Munir is known to be following in the footsteps of one of his predecessors, probably an ideal as well, General Zia-ul-Haq, a former military dictator who also believed and practiced the puritan version of Islam. Not only did he radicalise Pakistani society, he also radicalised the Pakistani army. Munir was recruited in the Pakistani Army in 1986, when Zia was at the peak of his career and power and indoctrination of the defence services was at its extreme.
Also read: India slams Pak PM Sharif for absurd theatrics at UN
Sharif, who does not even take a step or speak a word without Munir’s approval, at his behest, has tried to touch an “Islamic raw nerve” in anticipation of appealing not only to people of Kashmir, but to the Muslims across the globe, including 20 crore Muslims living in India that “Hindutva”, which according to him is a “Hindu supremacist Islamophobic ideology” was a threat to all of them.
By invoking the “Hindutva threat”, Sharif has set the proverbial cat among the Indian opposition political parties as well, particularly the Congress. The entire opposition in India has been describing “Hindutva” as a threat to “their” so called “idea of India”. Not surprisingly, there has been a complete silence from the Congress this time to Sharif’s thoroughly anti-India rant. Normally and mostly the Congress does intervene on such occasions when the issue is of national interest. Since the party has been saying the same thing about Hindutva what Sharif said in the United Nations General Assembly, it must have felt itself in an unenviably odd position to react.
Unlike what Sharif said or the Indian opposition alleges, “Hindutva” is neither any “Hindu supremacist ideology” nor a “threat to idea of India”. The Hindutva ideology believes in strong ideological and cultural foundations of India based on its ancient culture, that incidentally is the Hindu culture. It is the same culture that accommodated and adjusted with all the foreign religions whether Christianity and Islam, besides letting other religions to grow from within.
People believing in Hindutva ideology have been ruling India continuously for the last 11 years. There has been no “Hindu supremacist” idea or practice imposed on anyone. Nor has there been any threat to “the idea of India”. In fact, India has strengthened culturally, politically and socially during this period in continuation with the previous regimes, mostly of the Congress. This is in no way to suggest or assume that the Congress had in any way less contribution in strengthening India. Rather the Congress’ contribution towards nation building has been more, given the fact that unlike the BJP, it had to pick up from the scratch.

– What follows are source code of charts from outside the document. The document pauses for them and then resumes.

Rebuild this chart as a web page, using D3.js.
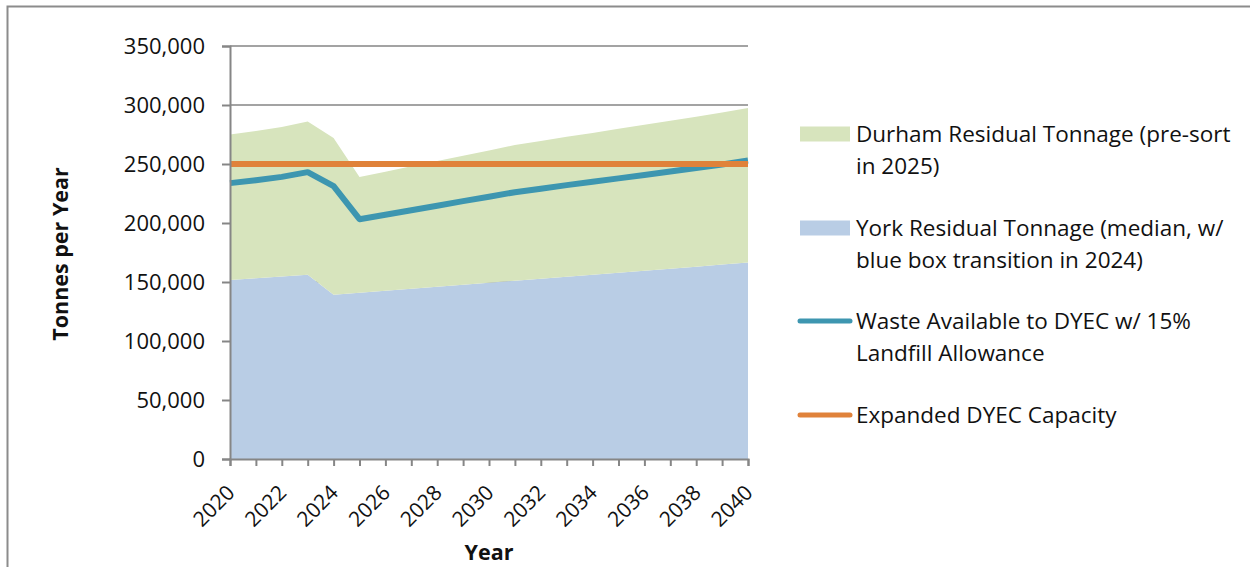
<!DOCTYPE html>
<html>
<head>
<meta charset="utf-8">
<script src="https://cdn.jsdelivr.net/npm/d3@7"></script>
<style>
  html, body { margin: 0; padding: 0; background: #ffffff; }
  svg { display: block; font-family: "Open Sans", "Noto Sans", sans-serif; }
</style>
</head>
<body>
<svg id="chart" width="1250" height="567"></svg>
<script>
// Annual projections, tonnes per year
const years = d3.range(2020, 2041);
const yorkResidual = [151700, 153200, 154700, 156200, 139200, 140900, 142600, 144300, 146000, 147700, 149400,
  151100, 152800, 154500, 156200, 157900, 159600, 161300, 163000, 164800, 166600];
const durhamResidual = [123300, 124800, 126600, 129800, 132800, 98100, 100900, 103700, 106500, 109300, 112100,
  114900, 116700, 118500, 120100, 121900, 123600, 125400, 127100, 128800, 130900];
const wasteAvailable = [233800, 236300, 239100, 243100, 231200, 203200, 207000, 210800, 214600, 218500, 222300,
  226100, 229100, 232100, 234900, 237800, 240700, 243700, 246600, 249600, 252900];
const dyecCapacity = [250000, 250000, 250000, 250000, 250000, 250000, 250000, 250000, 250000, 250000, 250000,
  250000, 250000, 250000, 250000, 250000, 250000, 250000, 250000, 250000, 250000];

const yTicks = [0, 50000, 100000, 150000, 200000, 250000, 300000, 350000];
const xLabelYears = [2020, 2022, 2024, 2026, 2028, 2030, 2032, 2034, 2036, 2038, 2040];

const legendItems = [
  { kind: "area", color: "#d7e4bd", lines: ["Durham Residual Tonnage (pre-sort", "in 2025)"] },
  { kind: "area", color: "#b9cde5", lines: ["York Residual Tonnage (median, w/", "blue box transition in 2024)"] },
  { kind: "line", color: "#3d96b0", lines: ["Waste Available to DYEC w/ 15%", "Landfill Allowance"] },
  { kind: "line", color: "#e0823a", lines: ["Expanded DYEC Capacity"] }
];

const svg = d3.select("#chart");
const axisColor = "#868686";
const textColor = "#111111";

// outer frame
svg.append("rect")
  .attr("x", 7.5).attr("y", 6.5)
  .attr("width", 1260).attr("height", 580)
  .attr("fill", "none").attr("stroke", "#8c8c8c").attr("stroke-width", 2);

const x = d3.scaleLinear().domain([2020, 2040]).range([230, 748]);
const y = d3.scaleLinear().domain([0, 350000]).range([459, 46]);

// horizontal gridlines
svg.append("g").selectAll("line")
  .data(yTicks.filter(d => d > 0))
  .join("line")
  .attr("x1", x(2020)).attr("x2", x(2040))
  .attr("y1", d => y(d)).attr("y2", d => y(d))
  .attr("stroke", "#a3a3a3").attr("stroke-width", 2);

// stacked areas: York at the base, Durham on top
const table = years.map((yr, i) => ({ year: yr, york: yorkResidual[i], durham: durhamResidual[i] }));
const stacked = d3.stack().keys(["york", "durham"])(table);
const areaColors = { york: "#b9cde5", durham: "#d7e4bd" };
const area = d3.area()
  .x(d => x(d.data.year))
  .y0(d => y(d[0]))
  .y1(d => y(d[1]));

svg.append("g").selectAll("path")
  .data(stacked)
  .join("path")
  .attr("d", area)
  .attr("fill", s => areaColors[s.key]);

// lines
const line = d3.line().x((d, i) => x(years[i])).y(d => y(d));
svg.append("path")
  .attr("d", line(wasteAvailable))
  .attr("fill", "none").attr("stroke", "#3d96b0")
  .attr("stroke-width", 6).attr("stroke-linejoin", "round");
svg.append("path")
  .attr("d", line(dyecCapacity))
  .attr("fill", "none").attr("stroke", "#e0823a")
  .attr("stroke-width", 6);

// y axis
const yAxis = svg.append("g").attr("transform", `translate(${x(2020)},0)`)
  .call(d3.axisLeft(y).tickValues(yTicks).tickSize(8).tickPadding(17)
    .tickFormat(d3.format(",")));
yAxis.select(".domain").attr("stroke", axisColor).attr("stroke-width", 2);
yAxis.selectAll(".tick line").attr("stroke", axisColor).attr("stroke-width", 2);
yAxis.selectAll(".tick text")
  .attr("font-size", 22).attr("fill", textColor)
  .attr("font-family", "'Open Sans', sans-serif")
  .attr("dy", "0.36em");

// x axis
const xAxis = svg.append("g").attr("transform", `translate(0,${y(0)})`)
  .call(d3.axisBottom(x).tickValues(years).tickSize(7).tickFormat(""));
xAxis.select(".domain").attr("stroke", axisColor).attr("stroke-width", 2);
xAxis.selectAll(".tick line").attr("stroke", axisColor).attr("stroke-width", 2);

svg.append("g").selectAll("text")
  .data(xLabelYears)
  .join("text")
  .attr("transform", d => `translate(${x(d) + 6},${y(0) + 35}) rotate(-45)`)
  .attr("text-anchor", "end")
  .attr("font-size", 21).attr("fill", textColor)
  .text(d => d);

// axis titles
svg.append("text")
  .attr("transform", `translate(68,254) rotate(-90)`)
  .attr("text-anchor", "middle")
  .attr("font-size", 21.5).attr("font-weight", "bold").attr("fill", textColor)
  .text("Tonnes per Year");

svg.append("text")
  .attr("x", x(2030)).attr("y", 560)
  .attr("text-anchor", "middle")
  .attr("font-size", 21.5).attr("font-weight", "bold").attr("fill", textColor)
  .text("Year");

// legend
const legendTops = [134, 228, 321, 415];
const legend = svg.append("g");
legendItems.forEach((item, i) => {
  const cy = legendTops[i];
  if (item.kind === "area") {
    legend.append("rect")
      .attr("x", 800).attr("y", cy - 7.5).attr("width", 50).attr("height", 15)
      .attr("fill", item.color);
  } else {
    legend.append("line")
      .attr("x1", 800).attr("x2", 850).attr("y1", cy).attr("y2", cy)
      .attr("stroke", item.color).attr("stroke-width", 5)
      .attr("stroke-linecap", "round");
  }
  item.lines.forEach((t, j) => {
    legend.append("text")
      .attr("x", 856).attr("y", cy + 7.5 + j * 32)
      .attr("font-size", 22.5).attr("fill", textColor)
      .text(t);
  });
});
</script>
</body>
</html>
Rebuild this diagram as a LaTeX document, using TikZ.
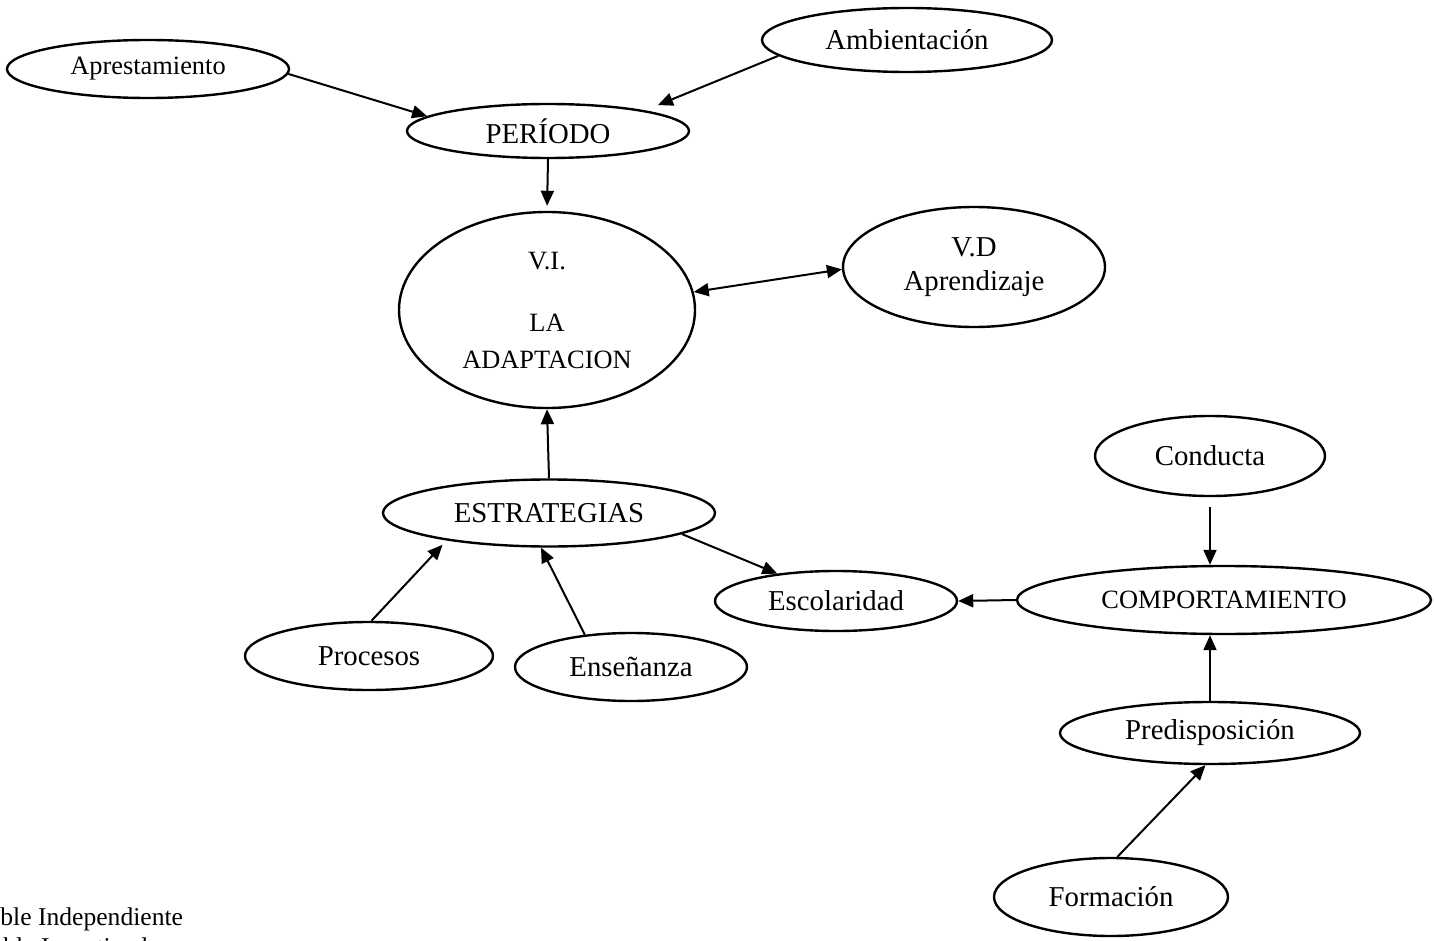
\documentclass[tikz,border=0pt]{standalone}
\usepackage{fontspec}
\setmainfont{Liberation Serif}
\usetikzlibrary{shapes.geometric,arrows.meta}
\begin{document}
\begin{tikzpicture}[x=0.5pt,y=-0.5pt,
  ell/.style={draw,ellipse,line width=1.2pt,inner sep=0pt,align=center,
    font=\fontsize{14.4}{17}\selectfont},
  sz/.style 2 args={minimum width=#1pt,minimum height=#2pt},
  sm/.style={font=\fontsize{13.2}{18.5}\selectfont},
  con/.style={line width=1pt,-{Triangle[length=7.5pt,width=6.5pt]}},
  bicon/.style={line width=1pt,{Triangle[length=7.5pt,width=6.5pt]}-{Triangle[length=7.5pt,width=6.5pt]}},
  note/.style={inner sep=0pt,anchor=base west,font=\fontsize{12.8}{15}\selectfont}
]
\useasboundingbox (0,0) rectangle (1434,941);
\clip (0,0) rectangle (1434,941);

\node[ell,sm,sz={141}{29}] (apr) at (148,69) {Aprestamiento};
\node[ell,sz={145}{32}] (amb) at (907,40) {Ambientación};
\node[ell,sz={141}{27}] (per) at (548,131) {PERÍODO};
\node[ell,sm,sz={148}{98}] (vi) at (547,310) {V.I.\\[12.5pt]LA\\ADAPTACION};
\node[ell,sz={131}{60}] (vd) at (974,267) {V.D\\Aprendizaje};
\node[ell,sz={166}{33.5}] (est) at (549,513) {ESTRATEGIAS};
\node[ell,sz={124}{34}] (pro) at (369,656) {Procesos};
\node[ell,sz={116}{34}] (ens) at (631,667) {Enseñanza};
\node[ell,sz={121}{30}] (esc) at (836,601) {Escolaridad};
\node[ell,sz={115}{40}] (cnd) at (1210,456) {Conducta};
\node[ell,sm,sz={207}{34}] (cmp) at (1224,600) {COMPORTAMIENTO};
\node[ell,sz={150}{31}] (pre) at (1210,733) {Predisposición};
\node[ell,sz={117}{39}] (frm) at (1111,897) {Formación};

\node[note] (n1) at (0,925) {ble Independiente};
\node[note] (n2) at (3,955) {ble Investigada};

\draw[con] (apr.-2) -- (per.173);
\draw[con,shorten >=7pt] (amb.187) -- (per.12);
\draw[con,shorten >=2.5pt] (per.south) -- (vi.north);
\draw[bicon] (vi.7) -- (vd.181);
\draw[con] (est.north) -- (vi.south);
\draw[con,shorten >=3pt] (pro.86) -- (est.195);
\draw[con] (ens.145) -- (est.257);
\draw[con] (est.-9) -- (esc.155);
\draw[con] (cmp.west) -- (esc.east);
\draw[con,shorten <=5pt] (cnd.south) -- (cnd.south |- cmp.north);
\draw[con] (pre.north) -- (pre.north |- cmp.south);
\draw[con] (frm.81) -- (pre.262);
\end{tikzpicture}
\end{document}
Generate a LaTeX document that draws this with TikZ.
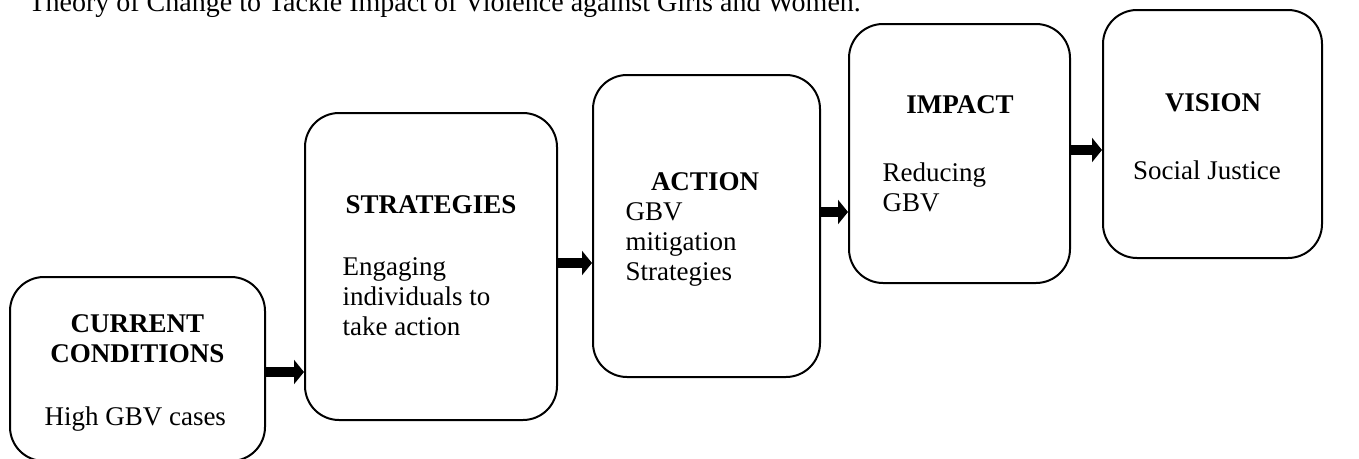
\documentclass[tikz,border=0pt]{standalone}
\usepackage{fontspec}
\setmainfont{Liberation Serif}
\usetikzlibrary{arrows.meta}
\tikzset{
  stage/.style={rectangle,draw,line width=2pt,rounded corners=34pt,inner sep=0pt},
  flow/.style={line width=10pt,-{Triangle[length=10pt,width=24pt]}},
  heading/.style={anchor=base,align=center,font=\bfseries\fontsize{27}{30}\selectfont},
  body/.style={anchor=base west,align=left,font=\fontsize{27}{30}\selectfont},
}
\begin{document}
\begin{tikzpicture}[x=1pt,y=1pt]
            \clip (0,0) rectangle (1359,-458);
            %
            \node[anchor=base west,font=\fontsize{28}{32}\selectfont] (title) at (25,-11) {Theory of Change to Tackle Impact of Violence against Girls and Women.};
            %
            \node[stage,minimum width=255,minimum height=184] (current) at (137.5,-369) {};
            \node[stage,minimum width=252,minimum height=307] (strategies) at (431,-266.5) {};
            \node[stage,minimum width=227,minimum height=302] (action) at (706.5,-226) {};
            \node[stage,minimum width=221,minimum height=259] (impact) at (959.5,-153.5) {};
            \node[stage,minimum width=219,minimum height=248] (vision) at (1212.5,-134) {};
            %
            % multi-line nodes sit on their last line
            \node[heading] (currenthead) at (137.5,-362) {CURRENT\\CONDITIONS};
            \node[body] (currenttext) at (41,-425) {High GBV cases};
            \node[heading] (strategieshead) at (431,-213) {STRATEGIES};
            \node[body] (strategiestext) at (339,-335) {Engaging\\individuals to\\take action};
            \node[heading] (actionhead) at (705,-190) {ACTION};
            \node[body] (actiontext) at (622,-280) {GBV\\mitigation\\Strategies};
            \node[heading] (impacthead) at (960,-113) {IMPACT};
            \node[body] (impacttext) at (879,-211) {Reducing\\GBV};
            \node[heading] (visionhead) at (1213,-111) {VISION};
            \node[heading] (visiontext) at (1207,-179) {\mdseries Social Justice};
            %
            \coordinate (a1) at ([yshift=-3pt]current.east);
            \coordinate (a2) at ([yshift=3.5pt]strategies.east);
            \coordinate (a3) at ([yshift=14pt]action.east);
            \coordinate (a4) at ([yshift=3.5pt]impact.east);
            \draw[flow] (a1) -- (a1 -| strategies.west);
            \draw[flow] (a2) -- (a2 -| action.west);
            \draw[flow] (a3) -- (a3 -| impact.west);
            \draw[flow] (a4) -- (a4 -| vision.west);
            %
\end{tikzpicture}
\end{document}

Ignoring the semantics of political rhetoric that parties resort to against each other for domestic political compulsions and expediencies is acceptable within the country. When it comes to challenges from outside, there needs to be a single, unified and unanimous response that, we may have our differences of opinion and ideas, but defending and protecting India’s integrity and sovereignty is non-negotiable and no price will be too high to pay for it.
India needs to call Pakistan's “Hindutva” bluff. It is strange that a country that is mired in religious puritanism and extremism, having almost completely wiped out all religious minorities, is challenging the secular credentials of a nation that has survived as a pluralistic society despite having been cleaved into two parts in the name of Islam. It is something proverbial, the pot calling the kettle black.